Total risk per trade: 3% of total capital (adjusted constantly to remain at 3%).

What would be the expected value of such a trading system for every one-dollar put at risk?

And if you have time... is there an excel formula I can use to create a spreadsheet for the data (assuming we start with a balance of \$10,000)?

Thanks!

Last edited:

#### Shakone

##### Senior member
2,458 665
lol! the stats are 100:1 reward to risk with a 40% prob of winning lucky you.

Expected Value = Prob(winning)*(Size of average win) - Prob(losing)*(size of average loss)

Yes there is an Excel formula you can use.

In fact, I think on second thought we should take account of the time-value of money, so

Expected Value = Discount factor*[Prob(winning)*(Size of average win) - Prob(losing)*(size of average loss)]

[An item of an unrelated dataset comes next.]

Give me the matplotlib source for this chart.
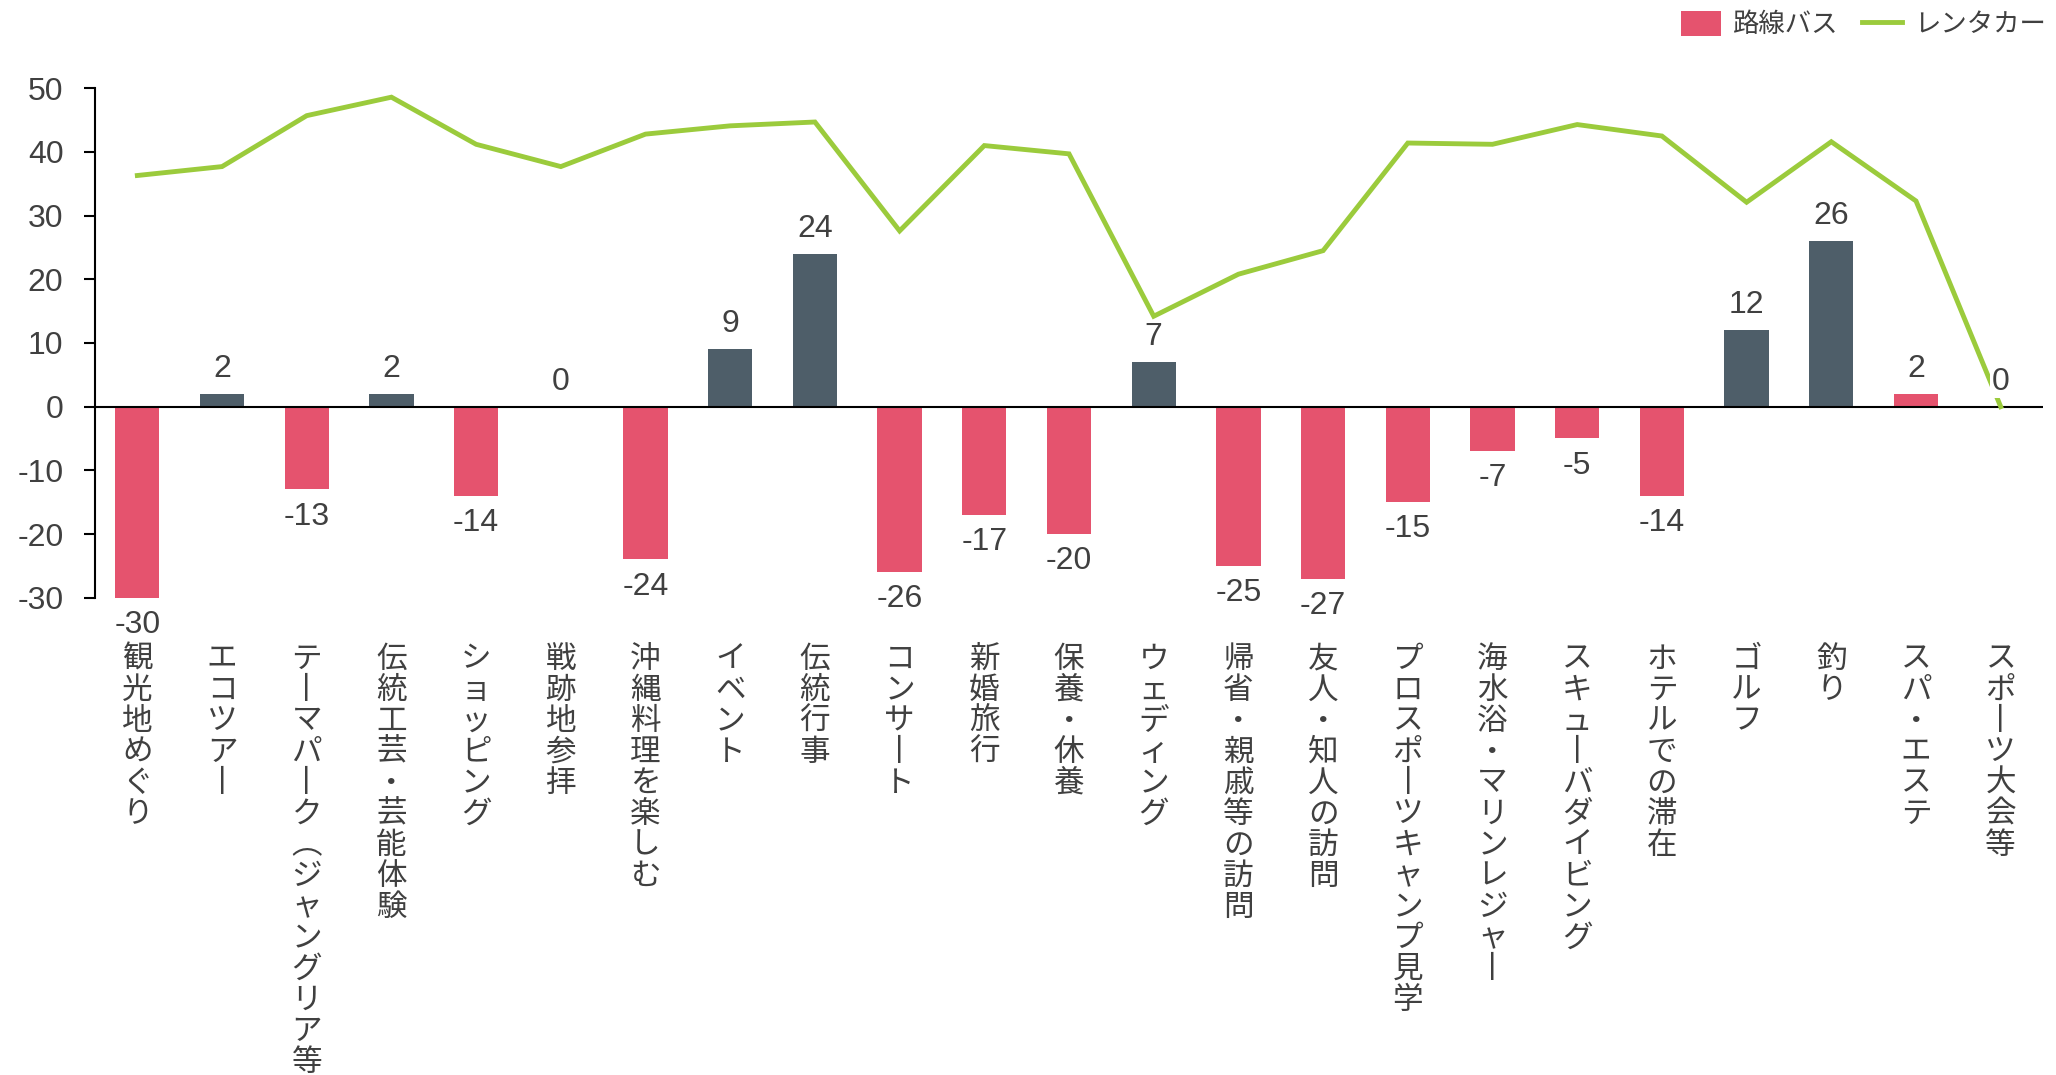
import matplotlib
matplotlib.use('Agg')
import matplotlib.pyplot as plt
from matplotlib.patches import Patch
from matplotlib.lines import Line2D

categories = ['観光地めぐり', 'エコツアー', 'テーマパーク（ジャングリア等）', '伝統工芸・芸能体験',
              'ショッピング', '戦跡地参拝', '沖縄料理を楽しむ', 'イベント', '伝統行事', 'コンサート',
              '新婚旅行', '保養・休養', 'ウェディング', '帰省・親戚等の訪問', '友人・知人の訪問',
              'プロスポーツキャンプ見学', '海水浴・マリンレジャー', 'スキューバダイビング',
              'ホテルでの滞在', 'ゴルフ', '釣り', 'スパ・エステ', 'スポーツ大会等']
bus = [-30, 2, -13, 2, -14, 0, -24, 9, 24, -26, -17, -20, 7, -25, -27, -15, -7, -5, -14, 12, 26, 2, 0]
rental = [36.3, 37.7, 45.7, 48.6, 41.2, 37.7, 42.8, 44.1, 44.7, 27.6, 41.0, 39.7, 14.2, 20.8,
          24.5, 41.4, 41.2, 44.3, 42.5, 32.1, 41.6, 32.3, 0]
series_names = ['路線バス', 'レンタカー']
pink_positive = ['スパ・エステ']

PINK = '#E5536E'
DARK = '#4E5E69'
GREEN = '#9BCB3C'
TXT = '#404040'
NUM_FONT = ['Liberation Sans', 'DejaVu Sans']
JP_FONT = ['Noto Sans CJK JP', 'DejaVu Sans']

# vertical-writing substitutes
VERT = {'ー': '丨', '（': '︵', '）': '︶'}


def vertical(s):
    return '\n'.join(VERT.get(c, c) for c in s)


fig = plt.figure(figsize=(20.56, 10.75), dpi=100)
ax = fig.add_axes([0.0462, 0.444, 0.9475, 0.4739])

x = list(range(len(categories)))
colors = [DARK if (v > 0 and c not in pink_positive) else PINK for c, v in zip(categories, bus)]
ax.bar(x, bus, width=0.523, color=colors, zorder=2)
ax.plot(x, rental, color=GREEN, lw=3.5, zorder=3, solid_joinstyle='miter')

for xi, v in zip(x, bus):
    off = 18 if v >= 0 else -19.5
    ax.annotate(f'{v:d}', (xi, v), xytext=(0, off), textcoords='offset points',
                ha='center', va='center', fontsize=23, color=TXT, family=NUM_FONT,
                zorder=4, bbox=dict(boxstyle='square,pad=0.05', fc='white', ec='none'))

ax.set_xlim(-0.5, len(categories) - 0.5)
ax.set_ylim(-30, 50)
ax.set_yticks(range(-30, 51, 10))
ax.set_yticklabels([str(t) for t in range(-30, 51, 10)], family=NUM_FONT, fontsize=23, color=TXT)
ax.tick_params(axis='y', length=7.7, width=1.5, color='black', pad=15)
ax.axhline(0, color='black', lw=1.5, zorder=2.5)

for s in ['top', 'right', 'bottom']:
    ax.spines[s].set_visible(False)
ax.spines['left'].set_linewidth(1.5)
ax.spines['left'].set_color('black')

ax.set_xticks(x)
ax.set_xticklabels([vertical(c) for c in categories], family=JP_FONT, fontsize=22,
                   color=TXT, linespacing=1.0)
ax.tick_params(axis='x', length=0, pad=33)

handles = [Patch(facecolor=PINK, edgecolor='none'), Line2D([0], [0], color=GREEN, lw=3.5)]
fig.legend(handles, series_names, loc='upper right', bbox_to_anchor=(0.995, 0.990), ncol=2,
           frameon=False, prop={'family': JP_FONT, 'size': 19}, handlelength=1.52,
           handleheight=1.1, handletextpad=0.45, columnspacing=0.9, labelcolor=TXT,
           borderaxespad=0.0, borderpad=0.0)

fig.savefig('out.png', dpi=100)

If you're assuming a stochastic discount process, I can give you the Feynman-Kac generated PDE.

#### Raph

##### Junior member
19 0
lol! the stats are 100:1 reward to risk with a 40% prob of winning lucky you.

Expected Value = Prob(winning)*(Size of average win) - Prob(losing)*(size of average loss)

Yes there is an Excel formula you can use.

In fact, I think on second thought we should take account of the time-value of money, so

Expected Value = Discount factor*[Prob(winning)*(Size of average win) - Prob(losing)*(size of average loss)]

If you're assuming a stochastic discount process, I can give you the Feynman-Kac generated PDE.

Well, I know the formula for calculating expected value, but the fact that the winning trades are held longer than the losing trades is what's confusing me - I was trying to adjust the formula for that. I don't think the "discount factor" will help with that because I am not factoring interest rates. I am guessing that the (hypothetical) system I have come up with will result in approximately +/-20 winning trades per year, and around +/-65 losing trades, but I suck at math so I am attempting to run some simulations. Anyway, I did find a excel based simulator on another forum, and while it's not accurate it's given me some direction. Thanks for your input.

#### Raph

##### Junior member
19 0
Yes, I think there's a 0 missing from the average loss - otherwise you had the Holy Grail .

The expected value is annual return divided by initial capital. The difficulty lies in determining the initial capital.

The usual way is calculating the maximum drawdown with a Monte Carlo simulation from an equity curve _without_ reinvestment. The initial capital is then the maximum drawdown plus the maximum margin, normalized to 3 years.

Indeed you are correct, lol! There WAS a zero missing, and it's been corrected. Though still a pretty impressive system I'd say =p Then again, you know how it is... these kinds of ideas usually just look good on paper, lol.